I sat near Dick Cheney [who was then secretary of Defense]. President Bush’s sister turned to him and said she hoped he was keeping a diary. He sort of winced and looked down. No, he said, “unfortunately, you can’t keep diaries in a position like mine anymore.” He explained that anything he wrote could be subpoenaed or become evidence in some potential legal action. “So you can’t keep and recount your thoughts anymore.” We talked about what a loss this is for history. It concerned him. It was serious; so is he. Then everyone started talking politics again.

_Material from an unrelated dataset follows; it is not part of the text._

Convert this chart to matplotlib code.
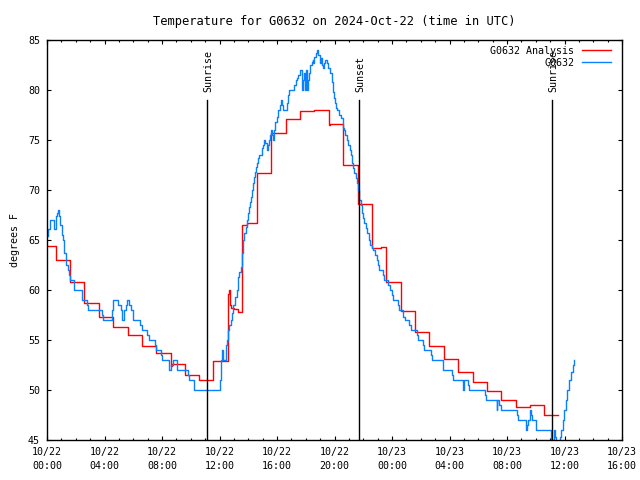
import matplotlib
matplotlib.use('Agg')
import matplotlib.pyplot as plt
from matplotlib import transforms

plt.rcParams['font.family'] = 'DejaVu Sans Mono'
plt.rcParams['font.size'] = 7.2

# hours since 2024-10-22 00:00 UTC
red_hours = [0, 0.6, 1.6, 2.6, 3.6, 4.6, 5.6, 6.6, 7.6, 8.6, 8.68, 9.6, 10.6, 11.58,
             12.58, 12.64, 12.7, 12.8, 13.0, 13.3, 13.58, 13.9, 14.58, 15.58, 16.6,
             17.6, 18.6, 19.6, 19.7, 20.6, 21.6, 22.63, 23.2, 23.58, 24.6, 25.6, 26.6,
             27.6, 28.6, 29.6, 30.6, 31.6, 32.6, 33.6, 34.6, 35.57]
red_temp = [64.4, 63.0, 60.8, 58.7, 57.3, 56.3, 55.5, 54.4, 53.7, 52.4, 52.6, 51.5, 51.0, 52.9,
            59.6, 60.0, 58.5, 58.2, 58.1, 57.8, 66.5, 66.7, 71.7, 75.7, 77.1,
            77.9, 78.0, 76.5, 76.6, 72.5, 68.6, 64.2, 64.3, 60.8, 57.9, 55.8, 54.4,
            53.1, 51.8, 50.8, 49.9, 49.0, 48.3, 48.5, 47.5, 47.5]

blue_hours = [0.00, 0.05, 0.09, 0.21, 0.51, 0.60, 0.70, 0.77, 0.82, 0.93, 1.05, 1.13, 1.20,
              1.32, 1.44, 1.53, 1.60, 1.88, 2.41, 2.80, 2.87, 3.81, 3.87, 4.50, 4.61, 4.96,
              5.03, 5.13, 5.24, 5.33, 5.50, 5.59, 5.70, 5.82, 5.96, 6.47, 6.59, 6.94, 7.10,
              7.51, 7.58, 7.91, 7.98, 8.51, 8.63, 8.74, 9.02, 9.79, 9.86, 10.25, 12.03,
              12.13, 12.15, 12.21, 12.26, 12.45, 12.50, 12.61, 12.68, 12.78, 12.85, 12.96,
              13.10, 13.19, 13.26, 13.31, 13.38, 13.47, 13.54, 13.59, 13.61, 13.66, 13.73,
              13.82, 13.89, 13.96, 14.05, 14.12, 14.19, 14.28, 14.35, 14.40, 14.47, 14.54,
              14.63, 14.70, 14.77, 14.93, 15.05, 15.12, 15.19, 15.28, 15.40, 15.47, 15.51,
              15.58, 15.65, 15.72, 15.79, 15.88, 15.98, 16.05, 16.21, 16.28, 16.37, 16.44,
              16.72, 16.79, 16.86, 17.20, 17.30, 17.41, 17.48, 17.60, 17.72, 17.79, 17.88,
              17.95, 18.02, 18.11, 18.18, 18.25, 18.30, 18.41, 18.48, 18.53, 18.60, 18.69,
              18.81, 18.88, 18.99, 19.06, 19.13, 19.22, 19.29, 19.36, 19.46, 19.57, 19.69,
              19.80, 19.87, 19.97, 20.04, 20.11, 20.20, 20.34, 20.43, 20.57, 20.61, 20.66,
              20.73, 20.85, 20.96, 21.08, 21.15, 21.24, 21.31, 21.38, 21.47, 21.54, 21.61,
              21.68, 21.73, 21.82, 21.93, 22.00, 22.07, 22.17, 22.28, 22.38, 22.47, 22.59,
              22.70, 22.82, 22.94, 23.05, 23.12, 23.35, 23.44, 23.74, 23.86, 23.98, 24.05,
              24.40, 24.49, 24.79, 24.90, 25.20, 25.32, 25.72, 25.83, 26.18, 26.25, 26.71,
              26.76, 27.53, 27.57, 28.17, 28.22, 28.96, 29.03, 29.27, 29.34, 30.49, 30.56,
              31.28, 31.32, 31.46, 31.56, 32.67, 32.74, 33.30, 33.37, 33.48, 33.60, 33.67,
              33.76, 34.02, 35.06, 35.27, 35.34, 35.44, 35.69, 35.76, 35.87, 35.97, 36.08,
              36.19, 36.33, 36.43, 36.57, 36.68]
blue_temp = [65.4, 65.7, 66.1, 67.0, 66.1, 67.4, 67.7, 68.0, 67.4, 66.5, 65.5, 65.0, 63.7,
             62.5, 62.0, 61.5, 61.0, 60.0, 59.0, 58.5, 58.0, 57.5, 57.0, 58.0, 59.0, 58.5,
             58.5, 58.0, 57.0, 58.0, 58.5, 59.0, 58.5, 58.0, 57.0, 56.5, 56.0, 55.5, 55.0,
             54.5, 54.0, 53.5, 53.0, 52.0, 52.5, 53.0, 52.0, 51.5, 51.0, 50.0, 51.0,
             53.0, 54.0, 53.5, 53.0, 54.5, 55.0, 56.0, 56.5, 57.0, 57.7, 58.5,
             59.3, 60.0, 60.7, 61.3, 61.8, 62.3, 63.0, 63.7, 64.5, 65.0, 65.7,
             66.3, 67.0, 67.7, 68.3, 68.8, 69.3, 70.0, 70.7, 71.3, 71.8, 72.3,
             72.7, 73.2, 73.5, 74.2, 74.5, 75.0, 74.7, 74.0, 74.5, 75.0, 75.5,
             76.0, 75.5, 75.0, 76.0, 76.8, 77.3, 78.0, 78.5, 79.0, 78.5, 78.0,
             78.7, 79.5, 80.0, 80.5, 81.0, 81.2, 81.5, 82.0, 80.0, 81.0, 81.7,
             80.0, 82.0, 80.0, 81.0, 81.7, 82.5, 82.8, 83.0, 82.7, 83.3, 83.7,
             84.0, 83.5, 82.7, 83.2, 82.5, 82.2, 82.7, 83.0, 82.7, 82.2, 81.7,
             80.8, 79.8, 79.2, 78.7, 78.2, 78.0, 77.5, 77.2, 76.7, 76.2, 76.0,
             75.5, 75.0, 74.5, 74.0, 73.5, 72.7, 72.2, 71.7, 71.2, 70.7, 70.0,
             69.5, 69.0, 68.5, 67.7, 67.2, 66.7, 66.2, 65.7, 65.0, 64.5, 64.2,
             64.0, 63.5, 63.0, 62.5, 62.0, 61.5, 61.0, 60.5, 60.0, 59.5, 59.0,
             58.5, 58.0, 57.3, 57.0, 56.5, 56.0, 55.5, 55.0, 54.5, 54.0, 53.5,
             53.0, 52.5, 52.0, 51.5, 51.0, 50.0, 51.0, 50.5, 50.0, 49.5, 49.0,
             48.0, 49.0, 48.5, 48.0, 47.5, 47.0, 46.0, 46.5, 47.0, 48.0, 47.5,
             47.0, 46.0, 45.0, 46.0, 45.3, 44.5, 45.3, 46.0, 47.0, 48.0, 49.0,
             50.0, 51.0, 51.8, 52.5, 53.0]

sun_hours = [11.15, 21.73, 35.15]
sun_labels = ['Sunrise', 'Sunset', 'Sunrise']

tick_hours = list(range(0, 41, 4))
tick_labels = ['10/22\n00:00', '10/22\n04:00', '10/22\n08:00', '10/22\n12:00',
               '10/22\n16:00', '10/22\n20:00', '10/23\n00:00', '10/23\n04:00',
               '10/23\n08:00', '10/23\n12:00', '10/23\n16:00']

fig = plt.figure(figsize=(6.4, 4.8), dpi=100)
ax = fig.add_axes([47 / 640, 40 / 480, 575 / 640, 400 / 480])

ax.plot(red_hours, red_temp, drawstyle='steps-post', color='#ff0000', lw=1.0,
        label='G0632 Analysis')
ax.plot(blue_hours, blue_temp, drawstyle='steps-post', color='#0a80ff', lw=1.0,
        label='G0632')

# sunrise / sunset markers
trans = transforms.blended_transform_factory(ax.transData, ax.transAxes)
for h, lab in zip(sun_hours, sun_labels):
    ax.plot([h, h], [0, 0.85], color='black', lw=1.0, transform=trans)
    ax.text(h + 0.05, 0.87, lab, rotation=90, ha='center', va='bottom', transform=trans)

ax.set_xlim(0, 40)
ax.set_ylim(45, 85)
ax.set_xticks(tick_hours)
ax.set_xticklabels(tick_labels, linespacing=1.5)
ax.set_xticks(range(0, 41), minor=True)
ax.set_yticks(range(45, 86, 5))
ax.tick_params(direction='in', top=True, right=True, length=3.2, width=0.8, pad=5)
ax.tick_params(which='minor', direction='in', top=True, length=1.6, width=0.8)
for s in ax.spines.values():
    s.set_linewidth(1.0)

ax.set_ylabel('degrees F', labelpad=6)
ax.set_title('Temperature for G0632 on 2024-Oct-22 (time in UTC)', pad=11)

ax.legend(loc='upper right', bbox_to_anchor=(0.98, 0.985), frameon=False,
          markerfirst=False, handlelength=2.9, handletextpad=0.7,
          labelspacing=0.2, borderaxespad=0, borderpad=0)

fig.savefig('out.png', dpi=100)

During that same period, I did keep a personal journal, which fortunately was never subpoenaed. I didn’t begin these journals in January 1981, when I had the special honor and opportunity to go to Washington with George and Barbara Bush. I had been keeping a diary since age nine and continue to this day. I was going to write up what I did each day no matter whether I was in the White House or the Texas House, of which I was then a member. 

The good folks at Texas A&M University Press have published two volumes of selected entries from these diaries. The first, called When Things Went Right, describes my time working for then-Vice President Bush at the start of the Reagan Administration. The second, Inside Reagan’s Navy, tells of my subsequent service as a political appointee in the Pentagon. This fall, the Press will publish the third and final volume of my “anecdotage”, called Zenith, which will cover the first Bush Administration.

The job of assembling these three books meant reading the many volumes of journals from the 1981-1993 period; choosing certain passages to illuminate events and the people involved in them; and annotating the entries to identify who those people were and how the story ended up.

If keeping a journal is a discipline – and that’s all it is, a habit more than history – then my indiscipline has been to write down everything rather than be more selective. Thus, three books of roughly 300 pages each contain only a fraction of all that is in the raw journals.

What you will find there are not dramatic stories as the Berlin Wall came down or decisions were made to oust Saddam Hussein from Kuwait. I could only write what I saw, and when scenes like these were being played out in the Oval Office, I was in my office, wrestling over who should be an assistant secretary of Agriculture.

This is not a complaint; it’s just a fact. Fortunately for America and for history, John Sununu was there, and we have his memoir to recount what happened.

What I do hope my journals record is something of the atmosphere of Washington during the Reagan-Bush Era and descriptions of the people, high and low, whom I encountered in those years. The compliment this author most enjoys hearing from a reader is, “You made me feel like I was there!”

If I have performed no other service, it has been to preserve examples of the great wit of my boss, John Sununu, the White House chief of staff. To conclude with just one of many such instances: I was telling Governor Sununu of a wrangle on a regulatory commission between its members and the chairman, a man named Chan. As I went through this complex tale, I noticed a small smile stealing upon John’s cherubic face. I decided to stop right there and let him pronounce the line he had conjured up. I did and he did:

“Were you there,” he asked with a lift of his eyebrows, “when the fit hit the Chan?”